También nosotros, toda vez que queramos orar en serio hemos de subir a la montaña. Ciertamente no a una montaña o altura medible en metros, pero sí ascendiendo, evadiéndonos de nuestra cotidianeidad, de nuestros problemas inmediatos, de las luchas y polvareda del llano, "el mundanal ruido" que decía Fray Luis de León, "aqueste mar tempestuoso", para encontrarnos a solas con el Señor. Quien en este Buenos Aires no sepa ascender a la montaña, encontrar sus momentos diarios de ascensión, de alpinismo espiritual, de silencios largos, de dejar de lado diarios y televisión, cálculos y cuentas, pequeños rencores y absurdas rencillas, preocupaciones excesivas del aquí y ahora, no puede vivir desde el impuso de vida y de alegría del Resucitado. Porque la oración hace asomar la cabeza más allá del 'smog', de las nubes de este mundo al ambiente transfigurado, deslumbrante, glorioso, de Jesús vencedor. Aún cuando esa oración tantas veces pueda no resonar o vibrar en nuestra experiencia directa o volcarse en seguida en destellos de luz y de consuelo, lo mismo, en el hondón de nuestro ser, conecta con la misma fuente del poder y del amor divinos, produciendo tarde o temprano sus efectos. Antes de nuestra propia final resurrección, la experiencia de lo definitivo solo se da muy de vez en cuando en toques de luz y de paz suprema, pero lo mismo, aún en la oscuridad, siempre, la oración bien hecha, el encuentro con Cristo, es bocanada de aire fresco, de fuerza de la gracia, de palabra transformante sin los cuales no podemos vivir.

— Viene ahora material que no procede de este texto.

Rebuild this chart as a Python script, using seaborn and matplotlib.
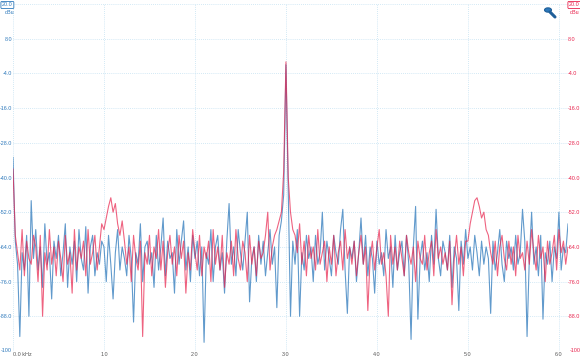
import numpy as np
import pandas as pd
import matplotlib
matplotlib.use("Agg")
import matplotlib.pyplot as plt
import seaborn as sns

# spectrum bins, 0.025 kHz apart (dBu)
freq_step_khz = 0.025

blue_dbu = [
    -33, -62, -70, -95, -66, -72, -60, -88, -48, -68,
    -58, -72, -64, -78, -56, -70, -66, -82, -62, -68,
    -60, -74, -66, -56, -78, -64, -70, -62, -76, -58,
    -68, -72, -57, -80, -64, -60, -74, -66, -70, -62,
    -64, -76, -60, -70, -82, -66, -58, -72, -64, -68,
    -74, -60, -68, -90, -66, -70, -56, -76, -64, -62,
    -70, -66, -78, -60, -72, -64, -54, -74, -62, -68,
    -66, -80, -58, -70, -62, -55, -72, -64, -76, -60,
    -68, -62, -74, -64, -97, -66, -70, -58, -76, -64,
    -60, -72, -66, -80, -62, -49, -70, -64, -74, -58,
    -66, -72, -62, -52, -83, -68, -64, -76, -60, -70,
    -62, -74, -66, -58, -70, -64, -85, -60, -55, -46,
    -1, -44, -88, -62, -70, -58, -88, -66, -72, -60,
    -68, -64, -76, -60, -70, -66, -52, -72, -62, -68,
    -74, -60, -66, -70, -58, -51, -72, -87, -64, -68,
    -62, -76, -66, -54, -70, -60, -74, -64, -68, -80,
    -62, -70, -66, -74, -58, -68, -64, -78, -60, -72,
    -66, -62, -74, -60, -70, -96, -64, -50, -89, -68,
    -62, -72, -66, -76, -60, -70, -51, -68, -74, -62,
    -66, -72, -60, -78, -64, -68, -86, -62, -70, -58,
    -68, -64, -72, -60, -66, -74, -62, -70, -64, -68,
    -87, -62, -72, -66, -58, -70, -76, -62, -68, -64,
    -72, -60, -70, -66, -51, -62, -95, -68, -52, -70,
    -64, -74, -60, -89, -66, -70, -62, -76, -64, -68,
    -52, -72, -64, -66, -56,
]

red_dbu = [
    -37, -60, -66, -72, -58, -74, -62, -68, -70, -60,
    -64, -76, -60, -88, -66, -72, -58, -70, -64, -74,
    -62, -68, -76, -60, -70, -66, -80, -58, -72, -64,
    -68, -62, -74, -58, -70, -66, -60, -72, -64, -56,
    -58, -54, -50, -47, -52, -49, -56, -60, -55, -62,
    -70, -64, -76, -60, -68, -72, -62, -95, -66, -70,
    -60, -74, -64, -68, -58, -72, -62, -78, -66, -60,
    -70, -64, -74, -60, -68, -62, -80, -66, -72, -58,
    -66, -72, -60, -74, -64, -68, -62, -76, -58, -70,
    -64, -72, -60, -78, -66, -70, -62, -74, -58, -68,
    -72, -62, -66, -76, -60, -70, -64, -74, -62, -68,
    -66, -60, -52, -72, -64, -60, -58, -55, -52, -38,
    0, -40, -52, -58, -60, -66, -56, -70, -62, -74,
    -60, -68, -64, -72, -58, -70, -66, -62, -76, -64,
    -70, -60, -74, -66, -62, -72, -58, -68, -64, -70,
    -62, -74, -66, -60, -70, -64, -86, -68, -62, -72,
    -64, -58, -70, -66, -74, -88, -60, -70, -64, -72,
    -62, -68, -74, -60, -66, -70, -64, -76, -62, -68,
    -70, -60, -72, -66, -62, -74, -58, -68, -64, -70,
    -66, -72, -62, -84, -68, -60, -70, -64, -74, -62,
    -62, -56, -52, -48, -47, -50, -54, -52, -58, -60,
    -66, -70, -62, -74, -64, -60, -68, -72, -62, -70,
    -64, -74, -60, -68, -66, -72, -62, -70, -58, -66,
    -72, -60, -68, -64, -76, -62, -70, -66, -60, -72,
    -58, -66, -62, -70, -64,
]

y_ticks = [20, 8, -4, -16, -28, -40, -52, -64, -76, -88, -100]
x_ticks = [0, 1, 2, 3, 4, 5, 6]
x_labels = ["0.0 kHz", "1.0", "2.0", "3.0", "4.0", "5.0", "6.0"]

BLUE = "#2c78bb"
RED = "#e8214b"
GRID = "#c4e2f2"
FS = 3.9

freq = np.arange(len(blue_dbu)) * freq_step_khz
df = pd.DataFrame({"freq": freq, "blue": blue_dbu, "red": red_dbu})

sns.set_theme(style="white")
plt.rcParams["font.family"] = ["Liberation Sans", "DejaVu Sans"]

fig = plt.figure(figsize=(5.8, 3.58), dpi=100)
ax = fig.add_axes([13 / 580, 7 / 358, 555 / 580, 347 / 358])

sns.lineplot(data=df, x="freq", y="blue", ax=ax, color=BLUE, lw=0.8, alpha=0.75)
sns.lineplot(data=df, x="freq", y="red", ax=ax, color=RED, lw=0.8, alpha=0.7)

ax.set_xlim(0, 6.1)
ax.set_ylim(-100, 20)
for s in ax.spines.values():
    s.set_visible(False)
ax.set_xlabel("")
ax.set_ylabel("")

ax.set_yticks(y_ticks)
ax.set_yticklabels([f"{v:.1f}" for v in y_ticks], fontsize=FS, color=BLUE)
ax.set_xticks(x_ticks)
ax.set_xticklabels(x_labels, fontsize=FS, color="#555555")
ax.tick_params(axis="y", length=0, pad=0.8)
ax.tick_params(axis="x", length=0, pad=0.5)
ax.get_xticklabels()[0].set_ha("left")
ax.grid(True, color=GRID, lw=0.6, ls=(0, (1, 1.5)))
ax.set_axisbelow(True)

ax2 = ax.twinx()
ax2.set_ylim(-100, 20)
ax2.set_yticks(y_ticks)
ax2.set_yticklabels([f"{v:.1f}" for v in y_ticks], fontsize=FS, color=RED)
ax2.tick_params(axis="y", length=0, pad=0)
for s in ax2.spines.values():
    s.set_visible(False)
ax2.grid(False)

# hide the plain 20.0 / -100 labels and draw them by hand
for a in (ax, ax2):
    a.get_yticklabels()[0].set_visible(False)
    a.get_yticklabels()[-1].set_visible(False)
fig.text(2 / 580, 1 - 5 / 358, "20.0", fontsize=FS, color=BLUE, va="center", ha="left",
         bbox=dict(boxstyle="round,pad=0.2", fc="white", ec=BLUE, lw=0.6))
fig.text(5 / 580, 1 - 13 / 358, "dBu", fontsize=FS, color=BLUE, va="center", ha="left")
fig.text(1 / 580, 1 - 351 / 358, "-100", fontsize=FS, color=BLUE, va="center", ha="left")
fig.text(569 / 580, 1 - 5 / 358, "20.0", fontsize=FS, color=RED, va="center", ha="left",
         bbox=dict(boxstyle="round,pad=0.2", fc="white", ec=RED, lw=0.6))
fig.text(570 / 580, 1 - 13 / 358, "dBu", fontsize=FS, color=RED, va="center", ha="left")
fig.text(570 / 580, 1 - 351 / 358, "-100", fontsize=FS, color=RED, va="center", ha="left")

# zoom icon
fig.add_artist(plt.Line2D([550 / 580, 555 / 580], [1 - 12 / 358, 1 - 17 / 358],
                          color="#1f5f99", lw=2.2, solid_capstyle="round"))
fig.add_artist(plt.Circle((548 / 580, 1 - 10 / 358), 0.006, transform=fig.transFigure,
                          fc="#2c78bb", ec="#1f5f99", lw=0.8))

fig.savefig("out.png", dpi=100)
plt.close(fig)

"Subió a la montaña para orar". "No diciendo muchas palabras" ni pidiendo constantemente cosas, "como hacen los paganos" -dice Jesús cuando enseña a orar a los discípulos (Mt 6, 7-15)- "el Padre que está en el cielo sabe bien qué es lo que os hace falta antes de que se lo pidáis", sino el encuentro agradecido, el disfrute de la presencia, el estar con él, la alabanza por sus obras y por el amor del Padre que descubrimos en el rostro amabilísimo de Jesús.

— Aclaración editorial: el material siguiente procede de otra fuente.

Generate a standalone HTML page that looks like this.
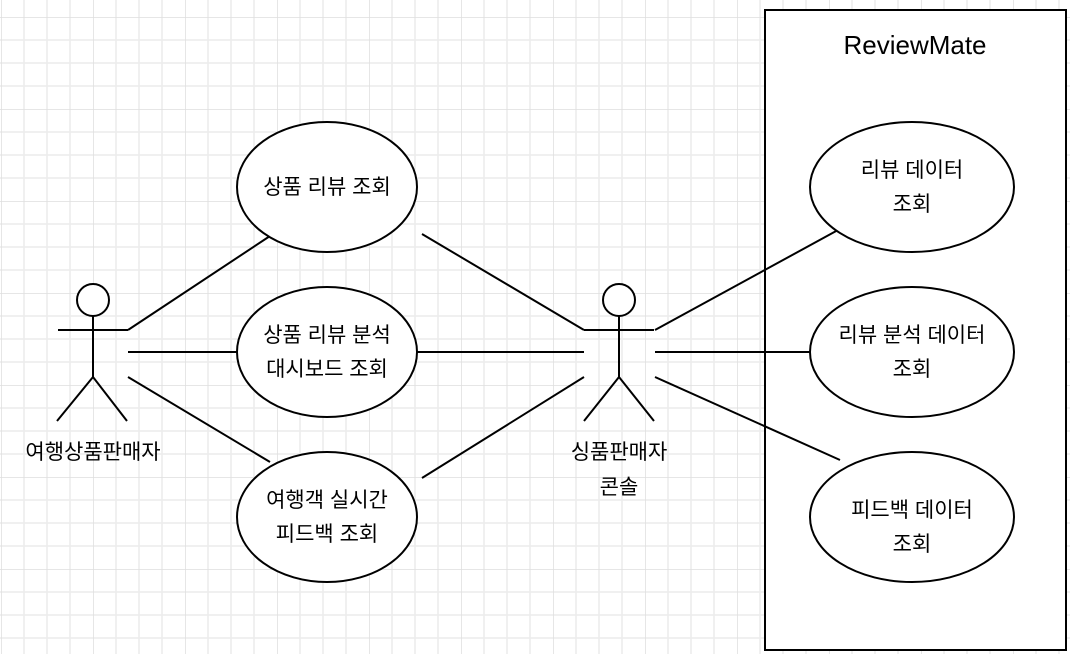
<!DOCTYPE html>
<html><head><meta charset="utf-8"><style>
body{margin:0;background:#fff;}
svg{display:block}
text{font-family:"Liberation Sans","Noto Sans CJK KR",sans-serif;fill:#000;}
</style></head><body>
<svg width="1070" height="654" xmlns="http://www.w3.org/2000/svg">
<defs>
<pattern id="g" x="1" y="17" width="92" height="92" patternUnits="userSpaceOnUse">
<path d="M23 0V92M46 0V92M69 0V92M0 23H92M0 46H92M0 69H92" stroke="#ececec" stroke-width="1.5"/>
<path d="M0 0V92M0 0H92" stroke="#dedede" stroke-width="1.5"/>
</pattern>
</defs>
<rect width="1070" height="654" fill="url(#g)"/>
<g stroke="#000" stroke-width="2" fill="none">
<rect x="765" y="10" width="301" height="640" fill="#fff"/>
<circle cx="93" cy="300" r="16" fill="#fff"/>
<path d="M93 316V377M58 330H128M93 377L57 421M93 377L127 421"/>
<circle cx="619" cy="300" r="16" fill="#fff"/>
<path d="M619 316V377M584 330H654M619 377L584 421M619 377L654 421"/>
<path d="M128 330L270 236M128 352H237M128 377L270 462"/>
<path d="M422 234L584 330M417 352H584M422 478L584 377"/>
<path d="M655 330L838 230M655 352H810M655 377L840 460"/>
<ellipse cx="327" cy="187" rx="90" ry="65" fill="#fff"/>
<ellipse cx="327" cy="352" rx="90" ry="65" fill="#fff"/>
<ellipse cx="327" cy="517" rx="90" ry="65" fill="#fff"/>
<ellipse cx="912" cy="187" rx="102" ry="65" fill="#fff"/>
<ellipse cx="912" cy="352" rx="102" ry="65" fill="#fff"/>
<ellipse cx="912" cy="517" rx="102" ry="65" fill="#fff"/>
</g>
<g font-size="21" text-anchor="middle">
<text x="915" y="54" font-size="26">ReviewMate</text>
<text x="327" y="194">상품 리뷰 조회</text>
<text x="327" y="342">상품 리뷰 분석</text>
<text x="327" y="376">대시보드 조회</text>
<text x="327" y="507">여행객 실시간</text>
<text x="327" y="541">피드백 조회</text>
<text x="912" y="177">리뷰 데이터</text>
<text x="912" y="211">조회</text>
<text x="912" y="342">리뷰 분석 데이터</text>
<text x="912" y="376">조회</text>
<text x="912" y="517">피드백 데이터</text>
<text x="912" y="551">조회</text>
<text x="93" y="459">여행상품판매자</text>
<text x="619" y="459">싱품판매자</text>
<text x="619" y="494">콘솔</text>
</g>
</svg>
</body></html>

Elías y Moisés son, en esta escena, el Antiguo Testamento, la sabiduría de los hombres dirigida por Dios hacia El, de alguna manera, también, la razón humana tratando de elucidar los problemas y los caminos del hombre, todos esos interrogantes tan humanos que a veces desconcertados hacemos a Dios cuando no entendemos porqué permite tantas cosas en nuestra vida. "Hablaban del éxodo de Jesús", dice Lucas, usando a propósito la palabra "éxodo" -no "partida" como traduce nuestro texto- haciendo apuntar así todo el pasaje a la Pascua "que iba a cumplirse en Jerusalén". El camino de la cruz -de la cual ha hablado antes a los discípulos y de la cual volverá a hablar luego de este pasaje en su segundo anuncio de la pasión-, insiste aquí Lucas, solo encuentra su plena explicación en la Resurrección. Esa Resurrección que es la meta del cristiano, la proclamación central de la Iglesia y que es la sola que esclarece todos los enigmas de la realidad precaria, sufriente y trabajosa de la vida del hombre en esta tierra, con sus alegrías evanescentes.

Precisamente por eso, porque Jesús es la única y definitiva respuesta, no la de la razón del hombre librada a si misma, no nuestras dudas y precarias explicaciones humanas, por eso cuando del cielo se escucha la voz "Este es mi Hijo, el elegido, escuchadlo", continúa Lucas: "y cuando se oyó la voz, Jesús estaba solo". El antiguo testamento ha desaparecido, ya Moisés y Elías son innecesarios, la razón o la sin razón de los hombres queda superada. Jesús, solo. Esa es la respuesta, ese es el centro de nuestra fe, eso es, si no lo único, lo más importante que tenemos que saber y entender y conocer y amar: Jesús, el Señor.

Que María la Virgen, nos de la mano en esta cuaresma: Ella, nuestra Madre Admirable, 'maestra de la vida interior', como la llamamos. Que Ella nos conduzca todos los días 'a la santa montaña', que allí depongamos nuestras inquietudes, nuestras penas, nuestras razones humanas, nuestras preocupaciones mundanas... y nos encontremos reposada, largamente, con el Jesús Vivo, el Resucitado, transfigurado en gloria para siempre, aunque no podamos permanecer allí como hubiera querido Pedro, aunque sus reflejos lleguen a nuestra retina de caminantes muy de vez en cuando, velado como está, aunque soberanamente presente, en su modesta forma de pan, como cielo encerrado en la carpa del Sagrario.